- **GIVEN DATA**
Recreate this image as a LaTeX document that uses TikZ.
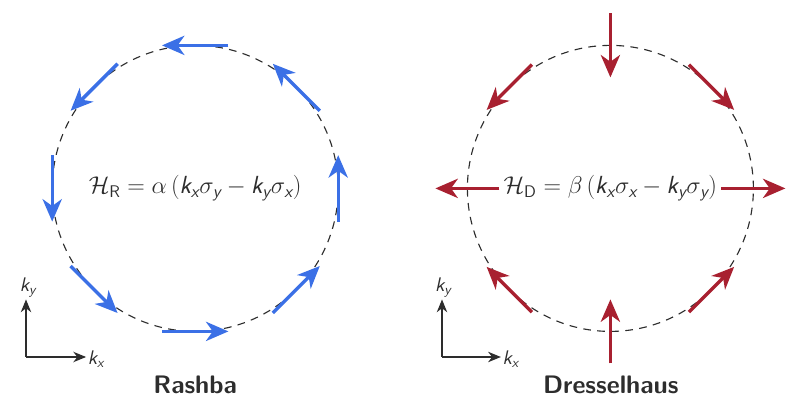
\documentclass[tikz,border=0pt]{standalone}
\usepackage{amsmath,amssymb}
\usepackage{xcolor}
\usepackage{tikz}
\usetikzlibrary{arrows.meta,calc,positioning}

\newcommand{\sfi}[1]{\textsf{\itshape #1}}
\newcommand{\kk}[1]{\sfi{k}_{\sfi{#1}}}

\definecolor{rashbablue}{RGB}{59,112,230}
\definecolor{dressred}{RGB}{168,32,48}
\definecolor{inkgray}{RGB}{45,45,45}

\begin{document}
\begin{tikzpicture}[
    fermi/.style={draw=inkgray, line width=0.8pt, dash pattern=on 5.5pt off 4.5pt},
    spinR/.style={rashbablue, line width=2.4pt, -{Stealth[length=5.6mm,width=4.8mm,inset=1.7mm]}},
    spinD/.style={dressred, line width=2.4pt, -{Stealth[length=5.6mm,width=4.8mm,inset=1.7mm]}},
    axis/.style={inkgray, line width=0.9pt, -{Stealth[length=3.2mm,width=2.6mm,inset=1mm]}},
    ham/.style={text=inkgray, font=\fontsize{17.6}{20}\selectfont},
    title/.style={text=inkgray, font=\fontsize{18}{21}\selectfont\sffamily\bfseries},
    klabel/.style={text=inkgray, font=\fontsize{14}{16}\selectfont, inner sep=1pt}
  ]
  \useasboundingbox (0,0) rectangle (20,10.25);

  % Rashba
  \coordinate (cR) at (4.88,5.54);
  \draw[fermi] (cR) circle (3.575);
  \foreach \a in {0,45,...,315}
    \draw[spinR] ($(cR)+(\a:3.575)+(\a+90:-0.83)$) -- ++(\a+90:1.66);
  \node[ham] (hamR) at (cR) {$\mathcal{H}_{\mathsf{R}} = \alpha\,(\kk{x}\sigma_{\sfi{y}} - \kk{y}\sigma_{\sfi{x}})$};
  \node[title] (rashba) at (4.88,0.62) {Rashba};

  \coordinate (oR) at (0.65,1.325);
  \node[klabel] (kyR) at (0.7,3.05) {$\kk{y}$};
  \node[klabel] (kxR) at (2.4,1.27) {$\kk{x}$};
  \draw[axis] (oR) -- (oR |- kyR.south);
  \draw[axis] (oR) -- (oR -| kxR.west);

  % Dresselhaus
  \coordinate (cD) at (15.26,5.54);
  \draw[fermi] (cD) circle (3.575);
  \foreach \a in {0,45,...,315}
    \draw[spinD] ($(cD)+(\a:3.575)+(-\a:-0.8)$) -- ++(-\a:1.6);
  \node[ham] (hamD) at (cD) {$\mathcal{H}_{\mathsf{D}} = \beta\,(\kk{x}\sigma_{\sfi{x}} - \kk{y}\sigma_{\sfi{y}})$};
  \node[title] (dressel) at (15.27,0.62) {Dresselhaus};

  \coordinate (oD) at (11.05,1.325);
  \node[klabel] (kyD) at (11.08,3.05) {$\kk{y}$};
  \node[klabel] (kxD) at (12.77,1.27) {$\kk{x}$};
  \draw[axis] (oD) -- (oD |- kyD.south);
  \draw[axis] (oD) -- (oD -| kxD.west);
\end{tikzpicture}
\end{document}
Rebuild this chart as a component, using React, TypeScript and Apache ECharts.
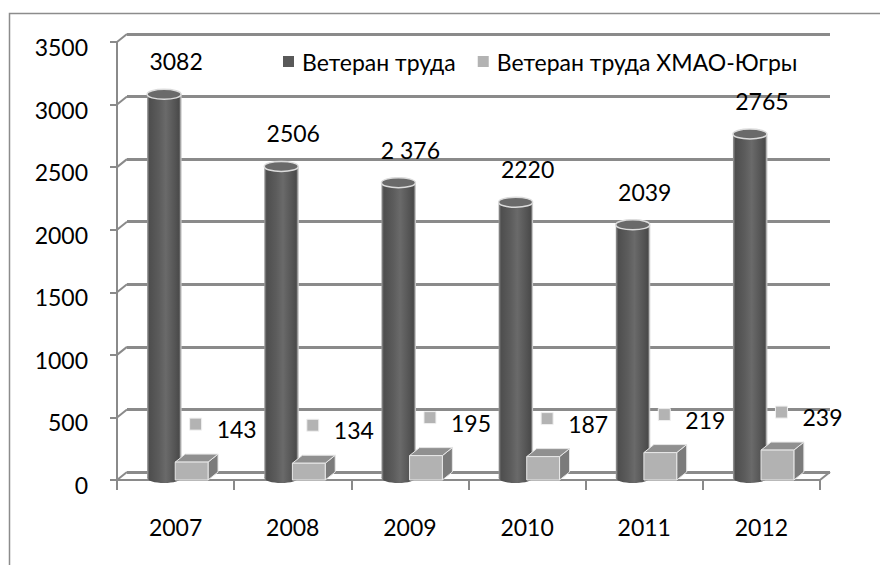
import React, { useEffect, useRef } from "react";
import * as echarts from "echarts";

const years = ["2007", "2008", "2009", "2010", "2011", "2012"];
const veteran = [3082, 2506, 2376, 2220, 2039, 2765];
const veteranLabels = ["3082", "2506", "2 376", "2220", "2039", "2765"];
const veteranKhmao = [143, 134, 195, 187, 219, 239];
const yTicks = [0, 500, 1000, 1500, 2000, 2500, 3000, 3500];
const seriesNames = ["Ветеран труда", "Ветеран труда ХМАО-Югры"];

const FONT = "Lato, 'Noto Sans', sans-serif";
const FS = 23;
const DEPTH_X = 10;
const DEPTH_Y = 8;
const GRID_COLOR = "#8a8a8a";

export default function App() {
  const ref = useRef<HTMLDivElement>(null);

  useEffect(() => {
    if (!ref.current) return;
    const chart = echarts.init(ref.current, undefined, { renderer: "svg" });

    const cylGrad = () =>
      new echarts.graphic.LinearGradient(0, 0, 1, 0, [
        { offset: 0, color: "#9c9c9c" },
        { offset: 0.07, color: "#4e4e4e" },
        { offset: 0.35, color: "#5c5c5c" },
        { offset: 0.55, color: "#6a6a6a" },
        { offset: 0.85, color: "#525252" },
        { offset: 0.94, color: "#4a4a4a" },
        { offset: 1, color: "#a8a8a8" },
      ]);

    const option: any = {
      animation: false,
      graphic: [
        {
          type: "rect",
          z: -10,
          shape: { x: 9.5, y: 13.5, width: 1000, height: 1000 },
          style: { fill: "none", stroke: "#8c8c8c", lineWidth: 1.5 },
        },
      ],
      legend: {
        data: seriesNames,
        left: 278,
        top: 45,
        icon: "rect",
        itemWidth: 11,
        itemHeight: 11,
        itemGap: 22,
        textStyle: { fontFamily: FONT, fontSize: FS, color: "#000", padding: [0, 0, 0, 3] },
      },
      grid: [
        { left: 117, right: 60, top: 42, bottom: 85 },
        { left: 117 + DEPTH_X, right: 60 - DEPTH_X, top: 42 - DEPTH_Y, bottom: 85 + DEPTH_Y },
      ],
      xAxis: [
        {
          type: "category",
          gridIndex: 0,
          data: years,
          boundaryGap: true,
          axisLine: { show: true, lineStyle: { color: GRID_COLOR, width: 2 } },
          axisTick: { show: true, length: 10, lineStyle: { color: GRID_COLOR, width: 2 } },
          axisLabel: { margin: 35, fontFamily: FONT, fontSize: FS, color: "#000" },
          splitLine: { show: false },
        },
        {
          type: "category",
          gridIndex: 1,
          data: years,
          show: false,
        },
      ],
      yAxis: [
        {
          type: "value",
          gridIndex: 0,
          min: 0,
          max: 3500,
          interval: 500,
          axisLine: { show: true, lineStyle: { color: GRID_COLOR, width: 2 } },
          axisTick: { show: true, length: 7, lineStyle: { color: GRID_COLOR, width: 2 } },
          axisLabel: { show: false },
          splitLine: { show: false },
        },
        {
          type: "value",
          gridIndex: 1,
          min: 0,
          max: 3500,
          interval: 500,
          axisLine: { show: false },
          axisTick: { show: false },
          axisLabel: { show: false },
          splitLine: { show: true, lineStyle: { color: GRID_COLOR, width: 3 } },
        },
      ],
      series: [
        {
          type: "custom",
          name: "axis",
          xAxisIndex: 0,
          yAxisIndex: 0,
          silent: true,
          z: 1,
          data: yTicks.map((v) => [0, v]),
          renderItem: (params: any, api: any) => {
            const v = api.value(1);
            const y = api.coord([0, v])[1];
            const cs = params.coordSys;
            const children: any[] = [
              {
                type: "line",
                shape: { x1: cs.x, y1: y, x2: cs.x + DEPTH_X, y2: y - DEPTH_Y },
                style: { stroke: GRID_COLOR, lineWidth: 2 },
              },
              {
                type: "text",
                style: {
                  text: String(v),
                  x: cs.x - 29,
                  y: y + 5,
                  align: "right",
                  verticalAlign: "middle",
                  fontFamily: FONT,
                  fontSize: FS,
                  fill: "#000",
                },
              },
            ];
            if (v === 0) {
              children.push({
                type: "line",
                shape: {
                  x1: cs.x + cs.width,
                  y1: y,
                  x2: cs.x + cs.width + DEPTH_X,
                  y2: y - DEPTH_Y,
                },
                style: { stroke: GRID_COLOR, lineWidth: 2 },
              });
            }
            return { type: "group", children };
          },
        },
        {
          type: "custom",
          name: seriesNames[0],
          xAxisIndex: 0,
          yAxisIndex: 0,
          z: 3,
          itemStyle: { color: "#595959" },
          data: veteran.map((v, i) => [i, v]),
          renderItem: (params: any, api: any) => {
            const i = api.value(0);
            const v = api.value(1);
            const top = api.coord([i, v]);
            const base = api.coord([i, 0]);
            const band = api.size([1, 0])[0];
            const cx = top[0] - band * 0.098;
            const w = band * 0.29;
            const rx = w / 2;
            const ry = 5;
            return {
              type: "group",
              children: [
                {
                  type: "ellipse",
                  shape: { cx, cy: base[1] - 2, rx, ry },
                  style: { fill: cylGrad() },
                },
                {
                  type: "rect",
                  shape: { x: cx - rx, y: top[1], width: w, height: base[1] - 2 - top[1] },
                  style: { fill: cylGrad() },
                },
                {
                  type: "line",
                  shape: { x1: cx + rx, y1: top[1], x2: cx + rx, y2: base[1] - 2 },
                  style: { stroke: "#c8c8c8", lineWidth: 1 },
                },
                {
                  type: "ellipse",
                  shape: { cx, cy: top[1], rx, ry },
                  style: { fill: "#6a6a6a", stroke: "#dcdcdc", lineWidth: 1.5 },
                },
                {
                  type: "text",
                  style: {
                    text: veteranLabels[i],
                    x: cx + 12,
                    y: top[1] - 33,
                    align: "center",
                    verticalAlign: "middle",
                    fontFamily: FONT,
                    fontSize: FS,
                    fill: "#000",
                  },
                },
              ],
            };
          },
        },
        {
          type: "custom",
          name: seriesNames[1],
          xAxisIndex: 0,
          yAxisIndex: 0,
          z: 4,
          itemStyle: { color: "#b3b3b3" },
          data: veteranKhmao.map((v, i) => [i, v]),
          renderItem: (params: any, api: any) => {
            const i = api.value(0);
            const v = api.value(1);
            const top = api.coord([i, v]);
            const base = api.coord([i, 0]);
            const band = api.size([1, 0])[0];
            const cx = top[0] + band * 0.137;
            const w = band * 0.28;
            const x0 = cx - w / 2;
            const x1 = cx + w / 2;
            const yt = top[1];
            const yb = base[1];
            return {
              type: "group",
              children: [
                {
                  type: "polygon",
                  shape: {
                    points: [
                      [x1, yt],
                      [x1 + DEPTH_X, yt - DEPTH_Y],
                      [x1 + DEPTH_X, yb - DEPTH_Y],
                      [x1, yb],
                    ],
                  },
                  style: { fill: "#7b7b7b", stroke: "#e6e6e6", lineWidth: 1 },
                },
                {
                  type: "polygon",
                  shape: {
                    points: [
                      [x0, yt],
                      [x0 + DEPTH_X, yt - DEPTH_Y],
                      [x1 + DEPTH_X, yt - DEPTH_Y],
                      [x1, yt],
                    ],
                  },
                  style: { fill: "#909090", stroke: "#e6e6e6", lineWidth: 1 },
                },
                {
                  type: "rect",
                  shape: { x: x0, y: yt, width: w, height: yb - yt },
                  style: { fill: "#b2b2b2", stroke: "#e8e8e8", lineWidth: 1 },
                },
                {
                  type: "rect",
                  shape: { x: cx - 2, y: yt - 44, width: 12, height: 12 },
                  style: { fill: "#b3b3b3", stroke: "#f0f0f0", lineWidth: 1 },
                },
                {
                  type: "text",
                  style: {
                    text: String(veteranKhmao[i]),
                    x: cx + 25,
                    y: yt - 33,
                    align: "left",
                    verticalAlign: "middle",
                    fontFamily: FONT,
                    fontSize: FS,
                    fill: "#000",
                  },
                },
              ],
            };
          },
        },
      ],
    };

    chart.setOption(option);
    return () => chart.dispose();
  }, []);

  return (
    <div
      ref={ref}
      style={{ position: "fixed", left: 0, top: 0, width: 880, height: 565, background: "#fff" }}
    />
  );
}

- **TASK TO COMPLETE**
Make an exact copy of the lines from the one holding "Rebuild this chart" through the one holding "import * as", end lines included, without the pictures.

- **WRITTEN SOLUTION**
Rebuild this chart as a component, using React, TypeScript and Apache ECharts.
import React, { useEffect, useRef } from "react";
import * as echarts from "echarts";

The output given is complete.